■ **TO BE DONE**: Please output every line of the material as it stands, without the pictures.

■ **SOURCE DATA**:
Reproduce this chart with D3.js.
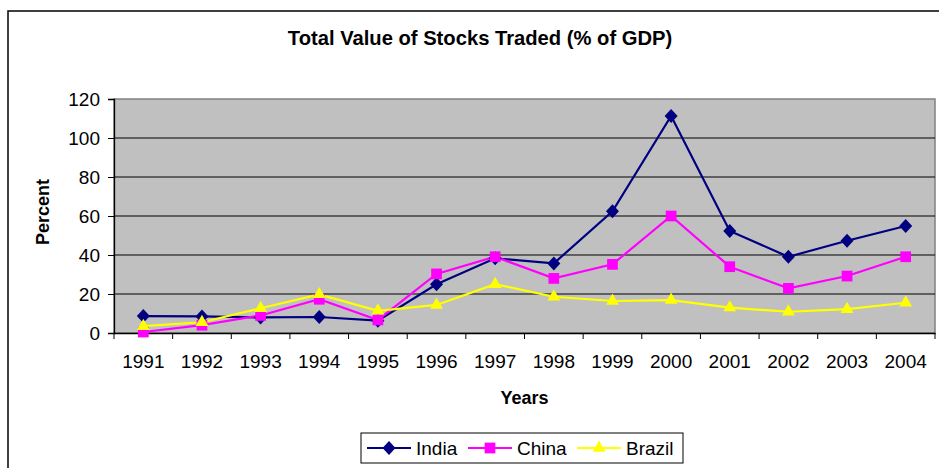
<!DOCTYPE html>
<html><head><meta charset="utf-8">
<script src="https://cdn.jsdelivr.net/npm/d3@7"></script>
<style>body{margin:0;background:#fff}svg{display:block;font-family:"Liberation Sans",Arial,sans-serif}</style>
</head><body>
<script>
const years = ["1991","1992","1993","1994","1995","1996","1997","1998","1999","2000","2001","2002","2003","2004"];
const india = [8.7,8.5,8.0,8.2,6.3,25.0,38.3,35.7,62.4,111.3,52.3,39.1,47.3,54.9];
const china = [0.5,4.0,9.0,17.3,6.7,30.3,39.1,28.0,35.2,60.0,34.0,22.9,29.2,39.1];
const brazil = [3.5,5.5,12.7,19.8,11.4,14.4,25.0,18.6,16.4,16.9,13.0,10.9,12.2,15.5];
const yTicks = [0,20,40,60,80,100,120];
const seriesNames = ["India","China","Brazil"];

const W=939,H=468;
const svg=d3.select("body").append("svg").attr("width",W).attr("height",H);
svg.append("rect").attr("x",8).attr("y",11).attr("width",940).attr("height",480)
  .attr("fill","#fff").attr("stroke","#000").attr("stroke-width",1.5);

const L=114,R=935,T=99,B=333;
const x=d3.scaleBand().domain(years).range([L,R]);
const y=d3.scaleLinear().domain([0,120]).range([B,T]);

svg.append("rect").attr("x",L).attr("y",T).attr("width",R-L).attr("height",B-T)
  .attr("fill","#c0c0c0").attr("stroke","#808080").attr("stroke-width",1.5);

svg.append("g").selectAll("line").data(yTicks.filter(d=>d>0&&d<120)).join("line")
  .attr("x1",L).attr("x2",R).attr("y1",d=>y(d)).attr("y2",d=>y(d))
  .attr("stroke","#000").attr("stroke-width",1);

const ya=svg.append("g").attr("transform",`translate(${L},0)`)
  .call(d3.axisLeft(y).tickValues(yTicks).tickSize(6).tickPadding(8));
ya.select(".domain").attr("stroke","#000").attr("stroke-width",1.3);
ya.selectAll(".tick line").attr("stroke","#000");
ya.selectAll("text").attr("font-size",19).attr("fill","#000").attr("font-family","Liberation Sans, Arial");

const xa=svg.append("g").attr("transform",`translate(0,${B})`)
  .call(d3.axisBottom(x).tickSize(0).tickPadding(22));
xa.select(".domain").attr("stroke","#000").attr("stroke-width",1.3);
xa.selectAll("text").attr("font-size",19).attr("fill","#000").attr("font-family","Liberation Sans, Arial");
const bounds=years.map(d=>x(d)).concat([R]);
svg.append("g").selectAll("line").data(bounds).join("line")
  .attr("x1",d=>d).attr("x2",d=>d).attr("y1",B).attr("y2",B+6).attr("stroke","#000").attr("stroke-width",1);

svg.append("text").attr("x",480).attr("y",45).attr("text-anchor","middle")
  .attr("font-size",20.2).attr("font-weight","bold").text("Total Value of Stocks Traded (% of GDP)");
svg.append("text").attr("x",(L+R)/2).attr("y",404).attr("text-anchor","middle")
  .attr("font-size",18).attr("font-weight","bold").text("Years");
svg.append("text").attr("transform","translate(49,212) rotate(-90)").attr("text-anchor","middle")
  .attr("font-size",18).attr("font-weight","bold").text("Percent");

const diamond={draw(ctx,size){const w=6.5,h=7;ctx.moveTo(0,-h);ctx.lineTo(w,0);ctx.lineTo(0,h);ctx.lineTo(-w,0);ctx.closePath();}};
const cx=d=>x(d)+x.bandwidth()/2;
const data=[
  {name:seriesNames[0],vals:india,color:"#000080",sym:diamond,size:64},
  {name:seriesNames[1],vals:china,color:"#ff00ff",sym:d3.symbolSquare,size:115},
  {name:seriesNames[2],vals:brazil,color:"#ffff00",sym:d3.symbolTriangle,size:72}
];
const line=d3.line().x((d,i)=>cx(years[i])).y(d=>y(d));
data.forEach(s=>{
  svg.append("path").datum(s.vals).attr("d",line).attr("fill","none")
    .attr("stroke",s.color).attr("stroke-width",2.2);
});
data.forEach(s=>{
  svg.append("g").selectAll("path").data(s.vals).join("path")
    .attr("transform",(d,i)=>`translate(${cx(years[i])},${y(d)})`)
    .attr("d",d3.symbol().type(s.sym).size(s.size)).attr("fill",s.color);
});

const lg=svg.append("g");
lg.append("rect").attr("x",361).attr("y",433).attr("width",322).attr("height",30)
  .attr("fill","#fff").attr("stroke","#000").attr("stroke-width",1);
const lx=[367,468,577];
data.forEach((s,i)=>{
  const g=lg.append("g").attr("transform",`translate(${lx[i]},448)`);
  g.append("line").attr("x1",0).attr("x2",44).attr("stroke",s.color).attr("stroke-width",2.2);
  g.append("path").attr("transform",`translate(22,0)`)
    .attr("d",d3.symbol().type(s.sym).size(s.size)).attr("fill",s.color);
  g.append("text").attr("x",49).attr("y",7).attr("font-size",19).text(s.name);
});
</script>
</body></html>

■ **OUTPUT OF THE EXERCISE**:
Reproduce this chart with D3.js.
<!DOCTYPE html>
<html><head><meta charset="utf-8">
<script src="https://cdn.jsdelivr.net/npm/d3@7"></script>
<style>body{margin:0;background:#fff}svg{display:block;font-family:"Liberation Sans",Arial,sans-serif}</style>
</head><body>
<script>
const years = ["1991","1992","1993","1994","1995","1996","1997","1998","1999","2000","2001","2002","2003","2004"];
const india = [8.7,8.5,8.0,8.2,6.3,25.0,38.3,35.7,62.4,111.3,52.3,39.1,47.3,54.9];
const china = [0.5,4.0,9.0,17.3,6.7,30.3,39.1,28.0,35.2,60.0,34.0,22.9,29.2,39.1];
const brazil = [3.5,5.5,12.7,19.8,11.4,14.4,25.0,18.6,16.4,16.9,13.0,10.9,12.2,15.5];
const yTicks = [0,20,40,60,80,100,120];
const seriesNames = ["India","China","Brazil"];

const W=939,H=468;
const svg=d3.select("body").append("svg").attr("width",W).attr("height",H);
svg.append("rect").attr("x",8).attr("y",11).attr("width",940).attr("height",480)
  .attr("fill","#fff").attr("stroke","#000").attr("stroke-width",1.5);

const L=114,R=935,T=99,B=333;
const x=d3.scaleBand().domain(years).range([L,R]);
const y=d3.scaleLinear().domain([0,120]).range([B,T]);

svg.append("rect").attr("x",L).attr("y",T).attr("width",R-L).attr("height",B-T)
  .attr("fill","#c0c0c0").attr("stroke","#808080").attr("stroke-width",1.5);

svg.append("g").selectAll("line").data(yTicks.filter(d=>d>0&&d<120)).join("line")
  .attr("x1",L).attr("x2",R).attr("y1",d=>y(d)).attr("y2",d=>y(d))
  .attr("stroke","#000").attr("stroke-width",1);

const ya=svg.append("g").attr("transform",`translate(${L},0)`)
  .call(d3.axisLeft(y).tickValues(yTicks).tickSize(6).tickPadding(8));
ya.select(".domain").attr("stroke","#000").attr("stroke-width",1.3);
ya.selectAll(".tick line").attr("stroke","#000");
ya.selectAll("text").attr("font-size",19).attr("fill","#000").attr("font-family","Liberation Sans, Arial");

const xa=svg.append("g").attr("transform",`translate(0,${B})`)
  .call(d3.axisBottom(x).tickSize(0).tickPadding(22));
xa.select(".domain").attr("stroke","#000").attr("stroke-width",1.3);
xa.selectAll("text").attr("font-size",19).attr("fill","#000").attr("font-family","Liberation Sans, Arial");
const bounds=years.map(d=>x(d)).concat([R]);
svg.append("g").selectAll("line").data(bounds).join("line")
  .attr("x1",d=>d).attr("x2",d=>d).attr("y1",B).attr("y2",B+6).attr("stroke","#000").attr("stroke-width",1);

svg.append("text").attr("x",480).attr("y",45).attr("text-anchor","middle")
  .attr("font-size",20.2).attr("font-weight","bold").text("Total Value of Stocks Traded (% of GDP)");
svg.append("text").attr("x",(L+R)/2).attr("y",404).attr("text-anchor","middle")
  .attr("font-size",18).attr("font-weight","bold").text("Years");
svg.append("text").attr("transform","translate(49,212) rotate(-90)").attr("text-anchor","middle")
  .attr("font-size",18).attr("font-weight","bold").text("Percent");

const diamond={draw(ctx,size){const w=6.5,h=7;ctx.moveTo(0,-h);ctx.lineTo(w,0);ctx.lineTo(0,h);ctx.lineTo(-w,0);ctx.closePath();}};
const cx=d=>x(d)+x.bandwidth()/2;
const data=[
  {name:seriesNames[0],vals:india,color:"#000080",sym:diamond,size:64},
  {name:seriesNames[1],vals:china,color:"#ff00ff",sym:d3.symbolSquare,size:115},
  {name:seriesNames[2],vals:brazil,color:"#ffff00",sym:d3.symbolTriangle,size:72}
];
const line=d3.line().x((d,i)=>cx(years[i])).y(d=>y(d));
data.forEach(s=>{
  svg.append("path").datum(s.vals).attr("d",line).attr("fill","none")
    .attr("stroke",s.color).attr("stroke-width",2.2);
});
data.forEach(s=>{
  svg.append("g").selectAll("path").data(s.vals).join("path")
    .attr("transform",(d,i)=>`translate(${cx(years[i])},${y(d)})`)
    .attr("d",d3.symbol().type(s.sym).size(s.size)).attr("fill",s.color);
});

const lg=svg.append("g");
lg.append("rect").attr("x",361).attr("y",433).attr("width",322).attr("height",30)
  .attr("fill","#fff").attr("stroke","#000").attr("stroke-width",1);
const lx=[367,468,577];
data.forEach((s,i)=>{
  const g=lg.append("g").attr("transform",`translate(${lx[i]},448)`);
  g.append("line").attr("x1",0).attr("x2",44).attr("stroke",s.color).attr("stroke-width",2.2);
  g.append("path").attr("transform",`translate(22,0)`)
    .attr("d",d3.symbol().type(s.sym).size(s.size)).attr("fill",s.color);
  g.append("text").attr("x",49).attr("y",7).attr("font-size",19).text(s.name);
});
</script>
</body></html>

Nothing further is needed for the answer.